→ Data entries
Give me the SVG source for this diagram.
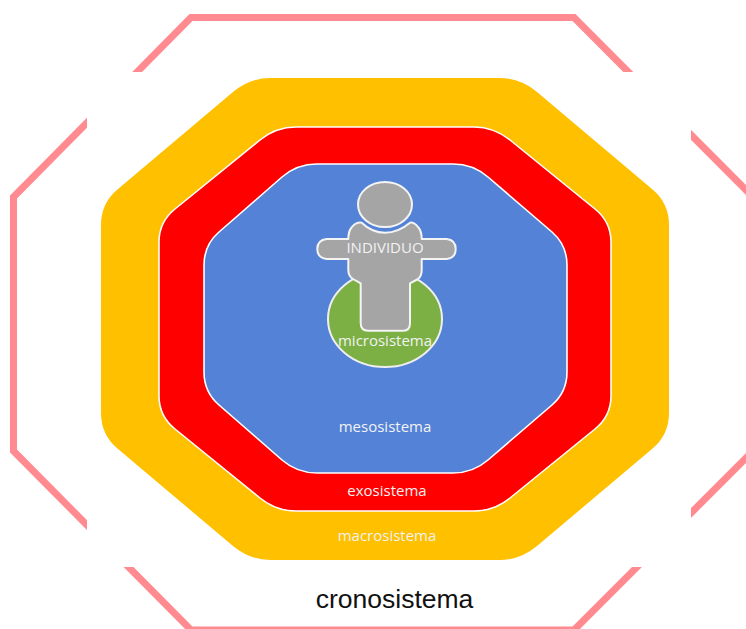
<svg xmlns="http://www.w3.org/2000/svg" width="746" height="629" viewBox="0 0 746 629">
<style>
.lbl{font-family:"Open Sans","Noto Sans",sans-serif;font-size:15px;fill:#f2f2f2;text-anchor:middle}
.w{stroke:#fff;stroke-width:1.6}
.g{fill:#a5a5a5;stroke:#f4f4f4;stroke-width:2;stroke-linejoin:round}
</style>
<rect width="746" height="629" fill="#fff"/>
<g id="cronosistema">
<polygon points="191,17.500 574,17.500 753,197 753,451 574,630 191,630 13.500,451 13.500,197" fill="none" stroke="#ff8a90" stroke-width="7" stroke-linejoin="miter"/>
<rect x="87" y="72" width="604" height="495" fill="#fff"/>
<text x="394.500" y="608" font-family="'Liberation Sans',Arial,sans-serif" font-size="26.500" fill="#111" text-anchor="middle">cronosistema</text>
</g>
<g id="macrosistema">
<path d="M270,78H500Q520,78 537,92L652,189Q669,203 669,225V413Q669,435 652,449L537,546Q520,560 500,560H270Q250,560 233,546L118,449Q101,435 101,413V225Q101,203 118,189L233,92Q250,78 270,78Z" fill="#ffc000"/>
<text class="lbl" x="387" y="541">macrosistema</text>
</g>
<g id="exosistema">
<path d="M296,127H474Q494,127 510,140L595,209Q611,222 611,242V396Q611,416 595,429L510,498Q494,511 474,511H296Q276,511 260,498L175,429Q159,416 159,396V242Q159,222 175,209L260,140Q276,127 296,127Z" fill="#ff0000" class="w"/>
<text class="lbl" x="387" y="496">exosistema</text>
</g>
<g id="mesosistema">
<path d="M317,164H453Q473,164 488,177L552,232Q567,245 567,265V372Q567,392 552,405L488,460Q473,473 453,473H317Q297,473 282,460L219,405Q204,392 204,372V265Q204,245 219,232L282,177Q297,164 317,164Z" fill="#5482d6" class="w"/>
<text class="lbl" x="385" y="432">mesosistema</text>
</g>
<g id="microsistema">
<ellipse cx="385" cy="319" rx="57" ry="48" fill="#7cb045" stroke="#eeeeee" stroke-width="2"/>
</g>
<g id="individuo">
<ellipse cx="385" cy="204.500" rx="27" ry="22.500" class="g"/>
<path class="g" d="M361.700,222.700Q372,232.700 385,232.700Q398,232.700 410,222.700Q414,222 418,227Q421.700,231 421.700,239H446.700Q455.700,240 455.700,249Q455.700,258 446.700,259H421.700V270Q421.700,276 418,279L410,283.300V323.300Q410,330.700 403.300,330.700H368.300Q360.700,330.700 360.700,323.300V283.300L353,279Q348.300,276 348.300,270V259H326.700Q317.300,258 317.300,249Q317.300,240 326.700,239H348.300Q348.300,231 352,227Q356,222 361.700,222.700Z"/>
<text class="lbl" x="385" y="253">INDIVIDUO</text>
</g>
<text class="lbl" x="385" y="346">microsistema</text>
</svg>
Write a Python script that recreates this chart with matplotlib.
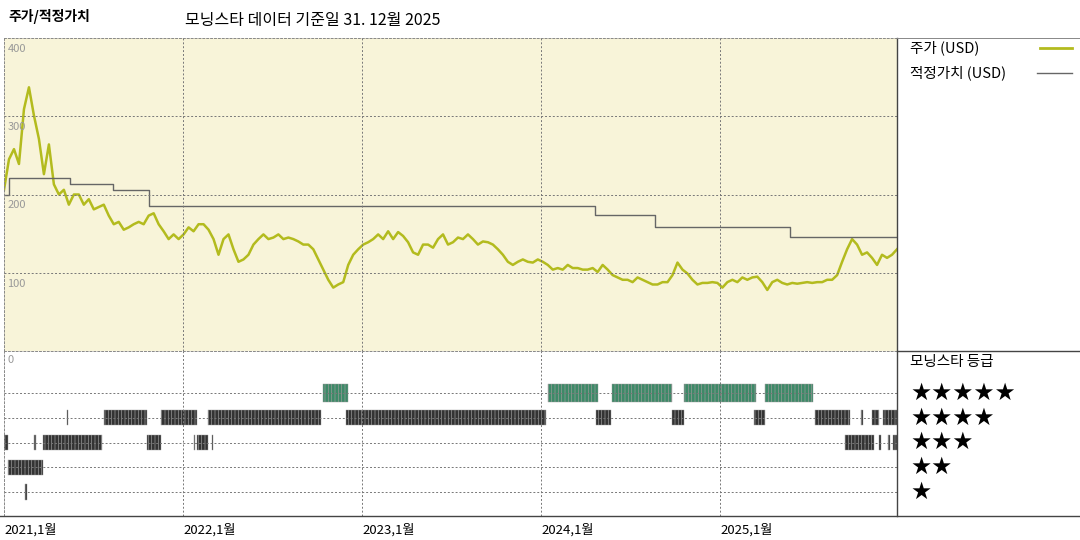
import numpy as np
import matplotlib.pyplot as plt
from matplotlib.lines import Line2D

plt.rcParams['font.family'] = ['Noto Sans CJK KR', 'DejaVu Sans']
plt.rcParams['hatch.linewidth'] = 0.5

price = [206, 245, 258, 239, 309, 337, 301, 271, 226, 264,
         213, 200, 206, 187, 200, 200, 187, 194, 181, 184, 187, 173, 162, 165, 155, 158, 162, 165, 162, 173,
         176, 162, 153, 143, 149, 143, 149, 158, 153, 162, 162, 155, 143, 123, 143, 149, 130, 114, 117, 123,
         136, 143, 149, 143, 145, 149, 143, 145, 143, 140, 136, 136, 130, 117, 104, 91, 81, 85, 88, 110,
         123, 130, 136, 139, 143, 149, 143, 153, 143, 152, 147, 139, 126, 123, 136, 136, 132, 143, 149, 136,
         139, 145, 143, 149, 143, 136, 140, 139, 136, 130, 123, 114, 110, 114, 117, 114, 113, 117, 114, 110,
         104, 106, 104, 110, 106, 106, 104, 104, 106, 101, 110, 104, 97, 94, 91, 91, 88, 94, 91, 88,
         85, 85, 88, 88, 97, 113, 104, 99, 91, 85, 87, 87, 88, 87, 81, 88, 91, 88, 94, 91,
         94, 95, 88, 78, 88, 91, 87, 85, 87, 86, 87, 88, 87, 88, 88, 91, 91, 97, 114, 130,
         143, 136, 123, 126, 119, 110, 123, 119, 123, 130]
start, end = 2021.0, 2025.99

fair_years = [2021.0, 2021.03, 2021.37, 2021.61, 2021.81, 2024.30, 2024.64, 2025.39, 2025.99]
fair_values = [200, 221, 214, 206, 185, 174, 158, 146, 146]

ratings = {
    5: [(2022.78, 2022.92), (2024.04, 2024.32), (2024.40, 2024.73), (2024.80, 2025.20), (2025.25, 2025.52)],
    4: [(2021.35, 2021.36), (2021.56, 2021.80), (2021.88, 2022.08), (2022.14, 2022.77), (2022.91, 2024.03),
        (2024.31, 2024.39), (2024.73, 2024.80), (2025.19, 2025.25), (2025.53, 2025.73), (2025.79, 2025.80),
        (2025.85, 2025.89), (2025.91, 2025.99)],
    3: [(2021.0, 2021.02), (2021.17, 2021.18), (2021.22, 2021.55), (2021.80, 2021.88), (2022.06, 2022.07),
        (2022.08, 2022.14), (2022.16, 2022.17), (2025.70, 2025.86), (2025.89, 2025.90), (2025.94, 2025.95),
        (2025.97, 2025.99)],
    2: [(2021.02, 2021.22)],
    1: [(2021.12, 2021.13)],
}
year_labels = ['2021,1월', '2022,1월', '2023,1월', '2024,1월', '2025,1월']
years = [2021, 2022, 2023, 2024, 2025]

W, H = 1080, 540
fig = plt.figure(figsize=(10.8, 5.4), dpi=100)

def box(x0, y0, x1, y1):
    return [x0 / W, 1 - y1 / H, (x1 - x0) / W, (y1 - y0) / H]

olive = '#b3bb1e'
grid_kw = dict(color='#777777', linestyle=(0, (2, 2)), linewidth=0.7)

ax = fig.add_axes(box(4, 38, 897, 351))
ax.set_facecolor('#f8f4d9')
x = np.linspace(start, end, len(price))
ax.plot(x, price, color=olive, linewidth=1.8)
ax.step(fair_years, fair_values, where='post', color='#666666', linewidth=1)
ax.set_xlim(start, end)
ax.set_ylim(0, 400)
for yv in [100, 200, 300]:
    ax.axhline(yv, **grid_kw)
for yr in years[1:]:
    ax.axvline(yr, **grid_kw)
for yv in [100, 200, 300, 400]:
    ax.text(0.004, yv - 14, str(yv), transform=ax.get_yaxis_transform(),
            fontsize=8, color='#999999', va='center')
ax.set_xticks([]); ax.set_yticks([])
for s in ax.spines.values():
    s.set_color('#888888'); s.set_linestyle((0, (2, 2))); s.set_linewidth(0.7)

ax2 = fig.add_axes(box(4, 351, 897, 516))
ax2.set_xlim(start, end)
ax2.set_ylim(0.03, 6.70)
for r in range(1, 6):
    ax2.axhline(r, **grid_kw)
for yr in years[1:]:
    ax2.axvline(yr, **grid_kw)
for stars, segs in ratings.items():
    col = '#3d8a68' if stars == 5 else '#333333'
    h = 0.7 if stars == 5 else 0.62
    ax2.broken_barh([(a, max(b - a, 0.006)) for a, b in segs], (stars - h / 2, h),
                    facecolors=col, edgecolors='#999999', linewidth=0.3, hatch='|||||')
ax2.text(0.004, 6.35, '0', fontsize=8, color='#999999', va='center',
         transform=ax2.get_yaxis_transform())
ax2.set_xticks([]); ax2.set_yticks([])
for s in ax2.spines.values():
    s.set_color('#888888'); s.set_linestyle((0, (2, 2))); s.set_linewidth(0.7)
ax2.spines['bottom'].set_linestyle('-'); ax2.spines['bottom'].set_color('#444444')
for yr, lab in zip(years, year_labels):
    ax2.text(yr + 0.005, -0.25, lab, fontsize=9.5, va='top', ha='left', clip_on=False)

# right panel frame
def fl(x0, y0, x1, y1, c='#444444', lw=1):
    fig.add_artist(Line2D([x0 / W, x1 / W], [1 - y0 / H, 1 - y1 / H], color=c, linewidth=lw))
fl(897, 38, 897, 516)
fl(897, 351, 1080, 351)
fl(0, 516, 1080, 516)
fl(897, 38, 1080, 38, c='#888888', lw=0.7)

fig.text(8 / W, 1 - 17 / H, '주가/적정가치', fontsize=10, fontweight='bold', va='center')
fig.text(185 / W, 1 - 20 / H, '모닝스타 데이터 기준일 31. 12월 2025', fontsize=11.5, va='center')

fig.text(910 / W, 1 - 48 / H, '주가 (USD)', fontsize=10.5, va='center')
fl(1040, 48, 1072, 48, c=olive, lw=2)
fig.text(910 / W, 1 - 73 / H, '적정가치 (USD)', fontsize=10.5, va='center')
fl(1037, 73, 1072, 73, c='#666666', lw=1)

fig.text(910 / W, 1 - 362 / H, '모닝스타 등급', fontsize=10.5, va='center')
for r, yp in zip(range(5, 0, -1), [393, 418, 442, 467, 492]):
    fig.text(910 / W, 1 - yp / H, '★' * r, fontsize=17, va='center', family=['DejaVu Sans'])

fig.savefig('out.png', dpi=100)
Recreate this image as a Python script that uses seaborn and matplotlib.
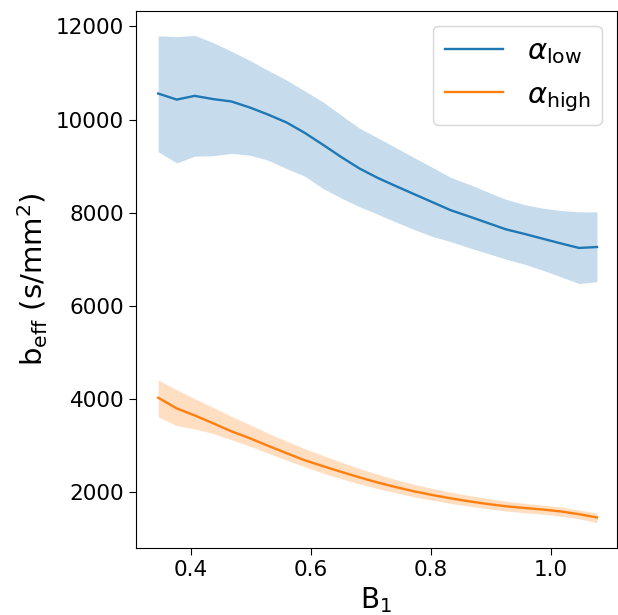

→ What to work on
Above are some records; quote exactly and only the lines that begin at the line containing "Write a Python" and stop after the line containing "plt.rcParams['hatch.linewidth'] = 0.5", leaving out the pictures.

→ Result of this exercise
Write a Python script that recreates this chart with matplotlib.
import numpy as np
import matplotlib.pyplot as plt
from matplotlib.lines import Line2D

plt.rcParams['font.family'] = ['Noto Sans CJK KR', 'DejaVu Sans']
plt.rcParams['hatch.linewidth'] = 0.5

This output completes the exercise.